**WHAT YOU WILL DO:** Write out each line of the material again, word for word.

**RAW DATA:**

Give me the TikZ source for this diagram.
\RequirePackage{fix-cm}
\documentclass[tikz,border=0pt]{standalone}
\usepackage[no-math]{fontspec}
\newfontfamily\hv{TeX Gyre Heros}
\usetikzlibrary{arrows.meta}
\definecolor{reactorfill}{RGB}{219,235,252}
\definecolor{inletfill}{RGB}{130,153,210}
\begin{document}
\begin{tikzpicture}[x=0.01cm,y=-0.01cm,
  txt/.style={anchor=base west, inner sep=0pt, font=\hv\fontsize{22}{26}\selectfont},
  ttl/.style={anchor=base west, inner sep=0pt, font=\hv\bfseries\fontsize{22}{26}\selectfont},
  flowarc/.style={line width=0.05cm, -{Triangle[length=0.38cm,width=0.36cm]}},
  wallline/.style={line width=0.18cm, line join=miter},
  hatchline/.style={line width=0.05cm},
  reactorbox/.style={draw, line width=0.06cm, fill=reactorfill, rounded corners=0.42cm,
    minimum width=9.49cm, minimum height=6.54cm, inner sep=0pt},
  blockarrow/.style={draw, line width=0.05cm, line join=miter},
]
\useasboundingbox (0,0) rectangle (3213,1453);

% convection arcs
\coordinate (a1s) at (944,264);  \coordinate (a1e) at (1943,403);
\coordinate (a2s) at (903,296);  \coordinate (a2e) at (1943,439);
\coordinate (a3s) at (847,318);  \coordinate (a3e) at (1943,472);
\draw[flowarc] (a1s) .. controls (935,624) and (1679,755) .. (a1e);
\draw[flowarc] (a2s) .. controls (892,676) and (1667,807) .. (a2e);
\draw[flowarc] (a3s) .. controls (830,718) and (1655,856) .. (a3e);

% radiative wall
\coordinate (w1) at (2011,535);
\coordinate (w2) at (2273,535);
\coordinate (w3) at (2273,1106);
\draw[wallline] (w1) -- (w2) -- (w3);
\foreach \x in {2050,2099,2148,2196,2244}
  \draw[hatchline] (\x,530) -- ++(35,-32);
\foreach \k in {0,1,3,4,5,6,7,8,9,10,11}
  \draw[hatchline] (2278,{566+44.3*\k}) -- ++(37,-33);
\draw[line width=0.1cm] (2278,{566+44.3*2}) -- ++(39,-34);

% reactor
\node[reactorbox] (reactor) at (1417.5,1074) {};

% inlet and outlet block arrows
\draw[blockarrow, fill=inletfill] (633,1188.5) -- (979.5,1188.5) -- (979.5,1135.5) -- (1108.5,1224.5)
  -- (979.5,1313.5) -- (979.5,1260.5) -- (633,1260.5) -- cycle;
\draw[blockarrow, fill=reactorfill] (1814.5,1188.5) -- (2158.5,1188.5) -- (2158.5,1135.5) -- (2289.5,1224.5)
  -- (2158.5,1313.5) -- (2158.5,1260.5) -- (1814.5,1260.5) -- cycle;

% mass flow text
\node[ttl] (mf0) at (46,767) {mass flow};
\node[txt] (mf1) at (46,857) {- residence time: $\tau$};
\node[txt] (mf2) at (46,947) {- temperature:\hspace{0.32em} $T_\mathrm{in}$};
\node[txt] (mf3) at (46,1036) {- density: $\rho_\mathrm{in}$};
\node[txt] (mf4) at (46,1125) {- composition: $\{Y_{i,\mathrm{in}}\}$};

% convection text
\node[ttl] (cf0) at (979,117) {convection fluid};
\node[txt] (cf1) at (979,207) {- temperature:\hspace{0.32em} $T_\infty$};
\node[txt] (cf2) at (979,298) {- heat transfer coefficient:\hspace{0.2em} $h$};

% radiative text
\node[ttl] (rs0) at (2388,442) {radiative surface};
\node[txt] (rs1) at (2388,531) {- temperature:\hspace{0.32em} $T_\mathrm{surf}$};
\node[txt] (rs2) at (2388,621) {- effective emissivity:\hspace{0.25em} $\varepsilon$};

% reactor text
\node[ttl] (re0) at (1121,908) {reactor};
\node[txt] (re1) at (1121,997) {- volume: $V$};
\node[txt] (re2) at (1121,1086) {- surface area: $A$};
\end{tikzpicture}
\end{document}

**RESPONSE TO THIS EXERCISE:**
Give me the TikZ source for this diagram.
\RequirePackage{fix-cm}
\documentclass[tikz,border=0pt]{standalone}
\usepackage[no-math]{fontspec}
\newfontfamily\hv{TeX Gyre Heros}
\usetikzlibrary{arrows.meta}
\definecolor{reactorfill}{RGB}{219,235,252}
\definecolor{inletfill}{RGB}{130,153,210}
\begin{document}
\begin{tikzpicture}[x=0.01cm,y=-0.01cm,
  txt/.style={anchor=base west, inner sep=0pt, font=\hv\fontsize{22}{26}\selectfont},
  ttl/.style={anchor=base west, inner sep=0pt, font=\hv\bfseries\fontsize{22}{26}\selectfont},
  flowarc/.style={line width=0.05cm, -{Triangle[length=0.38cm,width=0.36cm]}},
  wallline/.style={line width=0.18cm, line join=miter},
  hatchline/.style={line width=0.05cm},
  reactorbox/.style={draw, line width=0.06cm, fill=reactorfill, rounded corners=0.42cm,
    minimum width=9.49cm, minimum height=6.54cm, inner sep=0pt},
  blockarrow/.style={draw, line width=0.05cm, line join=miter},
]
\useasboundingbox (0,0) rectangle (3213,1453);

% convection arcs
\coordinate (a1s) at (944,264);  \coordinate (a1e) at (1943,403);
\coordinate (a2s) at (903,296);  \coordinate (a2e) at (1943,439);
\coordinate (a3s) at (847,318);  \coordinate (a3e) at (1943,472);
\draw[flowarc] (a1s) .. controls (935,624) and (1679,755) .. (a1e);
\draw[flowarc] (a2s) .. controls (892,676) and (1667,807) .. (a2e);
\draw[flowarc] (a3s) .. controls (830,718) and (1655,856) .. (a3e);

% radiative wall
\coordinate (w1) at (2011,535);
\coordinate (w2) at (2273,535);
\coordinate (w3) at (2273,1106);
\draw[wallline] (w1) -- (w2) -- (w3);
\foreach \x in {2050,2099,2148,2196,2244}
  \draw[hatchline] (\x,530) -- ++(35,-32);
\foreach \k in {0,1,3,4,5,6,7,8,9,10,11}
  \draw[hatchline] (2278,{566+44.3*\k}) -- ++(37,-33);
\draw[line width=0.1cm] (2278,{566+44.3*2}) -- ++(39,-34);

% reactor
\node[reactorbox] (reactor) at (1417.5,1074) {};

% inlet and outlet block arrows
\draw[blockarrow, fill=inletfill] (633,1188.5) -- (979.5,1188.5) -- (979.5,1135.5) -- (1108.5,1224.5)
  -- (979.5,1313.5) -- (979.5,1260.5) -- (633,1260.5) -- cycle;
\draw[blockarrow, fill=reactorfill] (1814.5,1188.5) -- (2158.5,1188.5) -- (2158.5,1135.5) -- (2289.5,1224.5)
  -- (2158.5,1313.5) -- (2158.5,1260.5) -- (1814.5,1260.5) -- cycle;

% mass flow text
\node[ttl] (mf0) at (46,767) {mass flow};
\node[txt] (mf1) at (46,857) {- residence time: $\tau$};
\node[txt] (mf2) at (46,947) {- temperature:\hspace{0.32em} $T_\mathrm{in}$};
\node[txt] (mf3) at (46,1036) {- density: $\rho_\mathrm{in}$};
\node[txt] (mf4) at (46,1125) {- composition: $\{Y_{i,\mathrm{in}}\}$};

% convection text
\node[ttl] (cf0) at (979,117) {convection fluid};
\node[txt] (cf1) at (979,207) {- temperature:\hspace{0.32em} $T_\infty$};
\node[txt] (cf2) at (979,298) {- heat transfer coefficient:\hspace{0.2em} $h$};

% radiative text
\node[ttl] (rs0) at (2388,442) {radiative surface};
\node[txt] (rs1) at (2388,531) {- temperature:\hspace{0.32em} $T_\mathrm{surf}$};
\node[txt] (rs2) at (2388,621) {- effective emissivity:\hspace{0.25em} $\varepsilon$};

% reactor text
\node[ttl] (re0) at (1121,908) {reactor};
\node[txt] (re1) at (1121,997) {- volume: $V$};
\node[txt] (re2) at (1121,1086) {- surface area: $A$};
\end{tikzpicture}
\end{document}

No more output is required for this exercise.